Let me tell you something. We are all the future of this movement. We are all the future. You know, it is the young, the old, and the in-between. The black, the white, and the in-between. The gay, the straight, and the in-between. The drug users, and the non-drug users, and the in-between.  

It really is a remarkable moment right now. Some of us have been fighting this for many years, but every one of us who’s been in this for many years knows the same thing as those of us for whom this is a new thing -- which is, we have just begun to fight. We have just begun to fight. Because the fact of the matter is, what we are involved in here, inescapably, is a multi-generational struggle. This is a multi-generational struggle. There is no 18th Amendment of drug prohibition that is simply going to be repealed with a 21st. There is no Berlin Wall of drug prohibition that is going to come tumbling down like that and transform the world. We have to push, and we have to push, and we have to build, and we have to be smart. We have no alternative.  

Now, we also know that the unexpected can happen when you least expect it.
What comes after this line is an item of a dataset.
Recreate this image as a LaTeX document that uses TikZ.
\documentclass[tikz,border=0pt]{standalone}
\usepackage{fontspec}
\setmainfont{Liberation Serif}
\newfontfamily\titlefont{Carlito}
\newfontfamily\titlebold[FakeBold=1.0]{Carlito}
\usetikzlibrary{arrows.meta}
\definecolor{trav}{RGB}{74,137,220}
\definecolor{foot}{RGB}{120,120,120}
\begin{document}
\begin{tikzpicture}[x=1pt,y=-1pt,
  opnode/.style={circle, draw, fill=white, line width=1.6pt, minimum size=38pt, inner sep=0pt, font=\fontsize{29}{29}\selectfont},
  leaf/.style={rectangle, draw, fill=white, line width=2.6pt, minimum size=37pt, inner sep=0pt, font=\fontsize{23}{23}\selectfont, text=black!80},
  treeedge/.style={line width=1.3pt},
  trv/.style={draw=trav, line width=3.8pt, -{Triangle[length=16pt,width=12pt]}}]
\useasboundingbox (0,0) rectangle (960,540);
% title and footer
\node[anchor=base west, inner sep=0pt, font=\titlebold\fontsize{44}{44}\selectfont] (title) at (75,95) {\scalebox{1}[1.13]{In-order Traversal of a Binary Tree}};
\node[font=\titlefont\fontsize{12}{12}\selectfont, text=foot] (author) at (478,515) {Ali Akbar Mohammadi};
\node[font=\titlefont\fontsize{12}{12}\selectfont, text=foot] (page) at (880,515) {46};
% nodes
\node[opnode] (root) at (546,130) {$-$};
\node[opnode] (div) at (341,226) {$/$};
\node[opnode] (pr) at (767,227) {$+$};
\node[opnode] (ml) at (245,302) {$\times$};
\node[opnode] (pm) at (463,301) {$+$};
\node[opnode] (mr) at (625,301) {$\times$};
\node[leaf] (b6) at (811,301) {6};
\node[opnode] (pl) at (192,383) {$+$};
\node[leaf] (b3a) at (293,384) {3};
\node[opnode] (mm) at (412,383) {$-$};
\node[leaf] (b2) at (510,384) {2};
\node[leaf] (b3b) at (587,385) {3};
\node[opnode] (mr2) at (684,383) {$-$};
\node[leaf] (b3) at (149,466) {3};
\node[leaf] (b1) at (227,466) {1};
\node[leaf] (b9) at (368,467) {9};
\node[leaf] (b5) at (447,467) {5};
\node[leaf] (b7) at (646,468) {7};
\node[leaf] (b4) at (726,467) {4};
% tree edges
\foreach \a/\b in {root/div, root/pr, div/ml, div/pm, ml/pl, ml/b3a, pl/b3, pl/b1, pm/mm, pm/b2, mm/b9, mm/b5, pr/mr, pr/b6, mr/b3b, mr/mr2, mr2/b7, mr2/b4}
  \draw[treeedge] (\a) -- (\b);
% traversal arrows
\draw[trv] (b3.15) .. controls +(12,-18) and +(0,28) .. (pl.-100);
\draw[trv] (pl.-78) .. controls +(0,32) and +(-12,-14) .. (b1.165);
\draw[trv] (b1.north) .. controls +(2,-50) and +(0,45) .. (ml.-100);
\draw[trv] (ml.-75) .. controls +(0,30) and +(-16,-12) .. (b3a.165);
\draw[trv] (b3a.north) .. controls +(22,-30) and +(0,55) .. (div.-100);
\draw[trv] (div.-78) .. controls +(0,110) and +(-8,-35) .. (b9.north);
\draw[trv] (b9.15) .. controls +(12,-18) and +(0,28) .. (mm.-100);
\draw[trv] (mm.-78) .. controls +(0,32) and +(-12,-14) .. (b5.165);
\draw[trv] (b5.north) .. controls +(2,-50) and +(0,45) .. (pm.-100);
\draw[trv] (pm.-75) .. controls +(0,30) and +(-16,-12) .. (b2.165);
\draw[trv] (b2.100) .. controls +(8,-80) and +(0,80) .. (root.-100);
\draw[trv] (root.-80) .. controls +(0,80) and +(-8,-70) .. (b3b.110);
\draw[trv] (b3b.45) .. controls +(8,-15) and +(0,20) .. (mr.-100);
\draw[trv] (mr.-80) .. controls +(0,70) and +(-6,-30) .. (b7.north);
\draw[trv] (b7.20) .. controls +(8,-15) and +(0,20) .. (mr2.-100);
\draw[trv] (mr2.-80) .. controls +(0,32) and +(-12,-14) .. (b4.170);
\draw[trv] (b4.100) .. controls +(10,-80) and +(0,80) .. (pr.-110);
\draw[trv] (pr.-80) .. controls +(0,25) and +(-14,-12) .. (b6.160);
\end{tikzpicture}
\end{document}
We know that a monstrous empire like the Soviet Union can crumble when nobody thought it was possible. And we know that a black man with a name like Barack Obama can become president when nobody thought that was possible. We know that the inconceivable can happen, and part of what is incumbent upon us to do, is to keep envisioning the future. It’s envisioning a future in which drugs are going to be as much a part of our lives as ever, not because that is a good thing or a bad thing, but because that is simply the way it is. What we can change is not the realities or the existence of drugs in our society. What we can change, somewhat, is the harms that are associated with these drugs. But what we can change fundamentally is how the government and we, the people, deal with the reality of drugs.  

Now, it’s hard sometimes, as an American, to look at this thing with no blinders. It’s embarrassing to represent a nation that has less that 5% of the world’s population, but has 25% of the world’s incarcerated population. It is humiliating to live in a country which has increased, by ten fold, the number of people locked up on drug charges since 1980. It is horrific to exist in a society that has allowed a quarter of a million of our fellow citizens to die of HIV-AIDS because we would not embrace the commonsense and scientific approaches that were established and implemented elsewhere.   
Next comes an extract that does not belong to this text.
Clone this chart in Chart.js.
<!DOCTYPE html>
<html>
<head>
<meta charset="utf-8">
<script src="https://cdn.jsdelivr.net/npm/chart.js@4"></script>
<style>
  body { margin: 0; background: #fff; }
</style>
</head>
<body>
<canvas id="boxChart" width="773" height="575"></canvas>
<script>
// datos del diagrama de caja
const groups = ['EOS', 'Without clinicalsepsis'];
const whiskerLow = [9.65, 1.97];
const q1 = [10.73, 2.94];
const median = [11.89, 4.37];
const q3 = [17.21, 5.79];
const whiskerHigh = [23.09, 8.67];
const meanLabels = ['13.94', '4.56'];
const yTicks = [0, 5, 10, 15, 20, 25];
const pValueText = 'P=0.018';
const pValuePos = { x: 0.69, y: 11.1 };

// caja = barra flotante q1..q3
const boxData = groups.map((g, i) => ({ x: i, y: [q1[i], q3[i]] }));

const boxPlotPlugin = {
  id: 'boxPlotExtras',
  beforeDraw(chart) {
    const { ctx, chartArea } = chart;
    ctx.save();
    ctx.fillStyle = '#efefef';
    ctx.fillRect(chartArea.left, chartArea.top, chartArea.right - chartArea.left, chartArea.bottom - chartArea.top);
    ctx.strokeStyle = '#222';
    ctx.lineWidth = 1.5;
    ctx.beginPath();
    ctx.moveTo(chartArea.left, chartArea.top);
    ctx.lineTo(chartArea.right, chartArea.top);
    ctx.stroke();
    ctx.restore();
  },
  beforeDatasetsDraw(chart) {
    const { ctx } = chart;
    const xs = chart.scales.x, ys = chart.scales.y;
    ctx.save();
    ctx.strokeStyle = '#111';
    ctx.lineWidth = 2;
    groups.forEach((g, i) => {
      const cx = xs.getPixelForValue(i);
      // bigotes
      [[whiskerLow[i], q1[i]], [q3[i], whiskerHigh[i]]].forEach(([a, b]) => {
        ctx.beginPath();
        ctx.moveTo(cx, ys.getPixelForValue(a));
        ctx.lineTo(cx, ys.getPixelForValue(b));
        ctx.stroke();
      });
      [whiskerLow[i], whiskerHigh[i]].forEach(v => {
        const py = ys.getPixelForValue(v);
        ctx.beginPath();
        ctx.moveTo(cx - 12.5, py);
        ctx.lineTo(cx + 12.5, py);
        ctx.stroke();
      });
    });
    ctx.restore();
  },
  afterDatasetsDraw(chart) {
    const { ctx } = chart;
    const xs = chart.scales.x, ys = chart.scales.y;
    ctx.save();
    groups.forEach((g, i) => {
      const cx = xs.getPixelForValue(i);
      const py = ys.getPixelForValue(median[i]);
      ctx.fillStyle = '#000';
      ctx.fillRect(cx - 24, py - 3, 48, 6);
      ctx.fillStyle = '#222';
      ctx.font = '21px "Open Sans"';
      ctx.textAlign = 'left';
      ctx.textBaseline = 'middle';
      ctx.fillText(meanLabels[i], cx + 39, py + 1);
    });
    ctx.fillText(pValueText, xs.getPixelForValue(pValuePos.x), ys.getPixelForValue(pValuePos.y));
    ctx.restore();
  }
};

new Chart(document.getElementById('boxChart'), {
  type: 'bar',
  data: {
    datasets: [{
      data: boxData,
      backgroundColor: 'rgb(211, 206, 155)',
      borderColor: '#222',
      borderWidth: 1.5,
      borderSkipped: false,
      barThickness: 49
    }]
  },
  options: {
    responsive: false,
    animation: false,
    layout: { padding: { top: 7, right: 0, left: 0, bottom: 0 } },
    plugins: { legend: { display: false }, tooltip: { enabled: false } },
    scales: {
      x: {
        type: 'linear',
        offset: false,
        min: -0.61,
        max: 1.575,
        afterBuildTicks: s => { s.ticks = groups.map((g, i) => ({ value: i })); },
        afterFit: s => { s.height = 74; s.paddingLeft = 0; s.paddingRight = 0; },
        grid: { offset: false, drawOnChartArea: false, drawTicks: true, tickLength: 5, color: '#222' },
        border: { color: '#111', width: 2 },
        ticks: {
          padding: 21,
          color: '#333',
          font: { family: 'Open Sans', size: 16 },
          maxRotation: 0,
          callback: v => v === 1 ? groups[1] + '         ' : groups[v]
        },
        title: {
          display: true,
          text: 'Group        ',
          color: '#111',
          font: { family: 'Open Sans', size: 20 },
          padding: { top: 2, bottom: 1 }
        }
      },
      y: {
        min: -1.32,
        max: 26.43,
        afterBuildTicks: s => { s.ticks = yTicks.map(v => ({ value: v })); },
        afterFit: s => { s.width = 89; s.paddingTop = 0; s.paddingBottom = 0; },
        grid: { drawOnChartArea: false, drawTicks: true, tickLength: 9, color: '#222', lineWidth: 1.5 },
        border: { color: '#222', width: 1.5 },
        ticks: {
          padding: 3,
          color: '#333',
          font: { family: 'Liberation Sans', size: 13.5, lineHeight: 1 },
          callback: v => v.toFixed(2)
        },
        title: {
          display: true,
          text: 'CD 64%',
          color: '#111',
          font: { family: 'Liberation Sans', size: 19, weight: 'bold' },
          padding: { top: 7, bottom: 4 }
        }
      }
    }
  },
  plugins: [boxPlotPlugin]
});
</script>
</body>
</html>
In the country of the bill of rights, to see the drug war being used to eviscerate fundamental freedoms is an embarrassment. To preach to others about the significance of human rights, when we ourselves do not know to respect those in our own society, is the ultimate height of hypocrisy. That is our tragic exceptionalism -- that we have allowed this issue to become a vehicle for oppressing the poor, the vulnerable, and people of color -- in a way that almost no society has ever done, that did not have institutionalized racism on the laws, on the books of its society.